** GIVEN REQUEST **
Write out the listing below exactly, and omit any images you find in it.

** COLLECTED DATA **
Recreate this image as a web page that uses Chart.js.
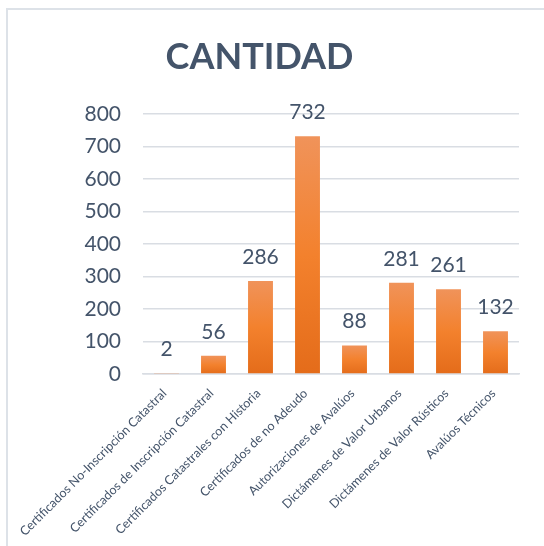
<!DOCTYPE html>
<html>
<head>
<meta charset="utf-8">
<script src="https://cdn.jsdelivr.net/npm/chart.js@4/dist/chart.umd.min.js"></script>
<style>
  html, body { margin: 0; padding: 0; background: #fff; }
  #wrap { position: relative; width: 544px; height: 546px; }
  #frame { position: absolute; left: 6px; top: 8px; right: 0; bottom: 0;
           border-left: 2px solid #DDE2E8; border-top: 2px solid #DDE2E8; }
  canvas { position: absolute; left: 0; top: 0; }
</style>
</head>
<body>
<div id="wrap">
  <div id="frame"></div>
  <canvas id="chart" width="544" height="546"></canvas>
</div>
<script>
// datos del gráfico
const CATEGORIAS = [
  "Certificados No-Inscripción Catastral",
  "Certificados de Inscripción Catastral",
  "Certificados Catastrales con Historia",
  "Certificados de no Adeudo",
  "Autorizaciones de Avalúos",
  "Dictámenes de Valor Urbanos",
  "Dictámenes de Valor Rústicos",
  "Avalúos Técnicos",
];
const CANTIDAD = [2, 56, 286, 732, 88, 281, 261, 132];
const TITULO = "CANTIDAD";
const Y_MIN = 0;
const Y_MAX = 800;
const Y_PASO = 100;

const TEXTO = "#44546A";
const FUENTE = "Lato, 'Open Sans', sans-serif";

// degradado por barra, claro arriba y más oscuro abajo
function colorBarra(ctx) {
  const chart = ctx.chart;
  const y = chart.scales.y;
  if (!chart.chartArea || !y) return "#F2802E";
  const top = y.getPixelForValue(ctx.raw);
  const base = y.getPixelForValue(0);
  if (!(base - top > 1)) return "#F0935A";
  const g = chart.ctx.createLinearGradient(0, top, 0, base);
  g.addColorStop(0, "#F0935A");
  g.addColorStop(0.5, "#F3812D");
  g.addColorStop(1, "#E46C1A");
  return g;
}

// etiquetas de valor encima de cada barra
const etiquetasValor = {
  id: "etiquetasValor",
  afterDatasetsDraw(chart) {
    const ctx = chart.ctx;
    const meta = chart.getDatasetMeta(0);
    ctx.save();
    ctx.font = "21px " + FUENTE;
    ctx.fillStyle = TEXTO;
    ctx.textAlign = "center";
    ctx.textBaseline = "alphabetic";
    meta.data.forEach((bar, i) => {
      ctx.fillText(String(CANTIDAD[i]), bar.x, bar.y - 17);
    });
    ctx.restore();
  },
};

new Chart(document.getElementById("chart"), {
  type: "bar",
  data: {
    labels: CATEGORIAS,
    datasets: [{
      data: CANTIDAD,
      backgroundColor: colorBarra,
      borderWidth: 0,
      categoryPercentage: 1,
      barPercentage: 0.53,
      minBarLength: 1,
    }],
  },
  options: {
    responsive: false,
    animation: false,
    events: [],
    layout: { padding: { left: 0, right: 25, top: 36, bottom: 0 } },
    plugins: {
      legend: { display: false },
      tooltip: { enabled: false },
      title: {
        display: true,
        text: TITULO,
        color: TEXTO,
        font: { family: FUENTE, size: 36, weight: "bold" },
        padding: { top: 0, bottom: 35 },
      },
    },
    scales: {
      x: {
        grid: { display: false, drawTicks: false },
        border: { display: true, color: "#D9DDE3", width: 1.5 },
        ticks: {
          color: TEXTO,
          font: { family: FUENTE, size: 12.5 },
          minRotation: 45,
          maxRotation: 45,
          autoSkip: false,
          padding: 12,
          labelOffset: -2,
        },
        afterFit(scale) { scale.height = 172; },
      },
      y: {
        min: Y_MIN,
        max: Y_MAX,
        grid: { color: "#D9DDE3", lineWidth: 1.5, drawTicks: false },
        border: { display: false },
        ticks: {
          stepSize: Y_PASO,
          color: TEXTO,
          font: { family: FUENTE, size: 21 },
          padding: 22,
        },
        afterFit(scale) { scale.width = 143; },
      },
    },
  },
  plugins: [etiquetasValor],
});
</script>
</body>
</html>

** ANSWER TO THIS TASK **
Recreate this image as a web page that uses Chart.js.
<!DOCTYPE html>
<html>
<head>
<meta charset="utf-8">
<script src="https://cdn.jsdelivr.net/npm/chart.js@4/dist/chart.umd.min.js"></script>
<style>
  html, body { margin: 0; padding: 0; background: #fff; }
  #wrap { position: relative; width: 544px; height: 546px; }
  #frame { position: absolute; left: 6px; top: 8px; right: 0; bottom: 0;
           border-left: 2px solid #DDE2E8; border-top: 2px solid #DDE2E8; }
  canvas { position: absolute; left: 0; top: 0; }
</style>
</head>
<body>
<div id="wrap">
  <div id="frame"></div>
  <canvas id="chart" width="544" height="546"></canvas>
</div>
<script>
// datos del gráfico
const CATEGORIAS = [
  "Certificados No-Inscripción Catastral",
  "Certificados de Inscripción Catastral",
  "Certificados Catastrales con Historia",
  "Certificados de no Adeudo",
  "Autorizaciones de Avalúos",
  "Dictámenes de Valor Urbanos",
  "Dictámenes de Valor Rústicos",
  "Avalúos Técnicos",
];
const CANTIDAD = [2, 56, 286, 732, 88, 281, 261, 132];
const TITULO = "CANTIDAD";
const Y_MIN = 0;
const Y_MAX = 800;
const Y_PASO = 100;

const TEXTO = "#44546A";
const FUENTE = "Lato, 'Open Sans', sans-serif";

// degradado por barra, claro arriba y más oscuro abajo
function colorBarra(ctx) {
  const chart = ctx.chart;
  const y = chart.scales.y;
  if (!chart.chartArea || !y) return "#F2802E";
  const top = y.getPixelForValue(ctx.raw);
  const base = y.getPixelForValue(0);
  if (!(base - top > 1)) return "#F0935A";
  const g = chart.ctx.createLinearGradient(0, top, 0, base);
  g.addColorStop(0, "#F0935A");
  g.addColorStop(0.5, "#F3812D");
  g.addColorStop(1, "#E46C1A");
  return g;
}

// etiquetas de valor encima de cada barra
const etiquetasValor = {
  id: "etiquetasValor",
  afterDatasetsDraw(chart) {
    const ctx = chart.ctx;
    const meta = chart.getDatasetMeta(0);
    ctx.save();
    ctx.font = "21px " + FUENTE;
    ctx.fillStyle = TEXTO;
    ctx.textAlign = "center";
    ctx.textBaseline = "alphabetic";
    meta.data.forEach((bar, i) => {
      ctx.fillText(String(CANTIDAD[i]), bar.x, bar.y - 17);
    });
    ctx.restore();
  },
};

new Chart(document.getElementById("chart"), {
  type: "bar",
  data: {
    labels: CATEGORIAS,
    datasets: [{
      data: CANTIDAD,
      backgroundColor: colorBarra,
      borderWidth: 0,
      categoryPercentage: 1,
      barPercentage: 0.53,
      minBarLength: 1,
    }],
  },
  options: {
    responsive: false,
    animation: false,
    events: [],
    layout: { padding: { left: 0, right: 25, top: 36, bottom: 0 } },
    plugins: {
      legend: { display: false },
      tooltip: { enabled: false },
      title: {
        display: true,
        text: TITULO,
        color: TEXTO,
        font: { family: FUENTE, size: 36, weight: "bold" },
        padding: { top: 0, bottom: 35 },
      },
    },
    scales: {
      x: {
        grid: { display: false, drawTicks: false },
        border: { display: true, color: "#D9DDE3", width: 1.5 },
        ticks: {
          color: TEXTO,
          font: { family: FUENTE, size: 12.5 },
          minRotation: 45,
          maxRotation: 45,
          autoSkip: false,
          padding: 12,
          labelOffset: -2,
        },
        afterFit(scale) { scale.height = 172; },
      },
      y: {
        min: Y_MIN,
        max: Y_MAX,
        grid: { color: "#D9DDE3", lineWidth: 1.5, drawTicks: false },
        border: { display: false },
        ticks: {
          stepSize: Y_PASO,
          color: TEXTO,
          font: { family: FUENTE, size: 21 },
          padding: 22,
        },
        afterFit(scale) { scale.width = 143; },
      },
    },
  },
  plugins: [etiquetasValor],
});
</script>
</body>
</html>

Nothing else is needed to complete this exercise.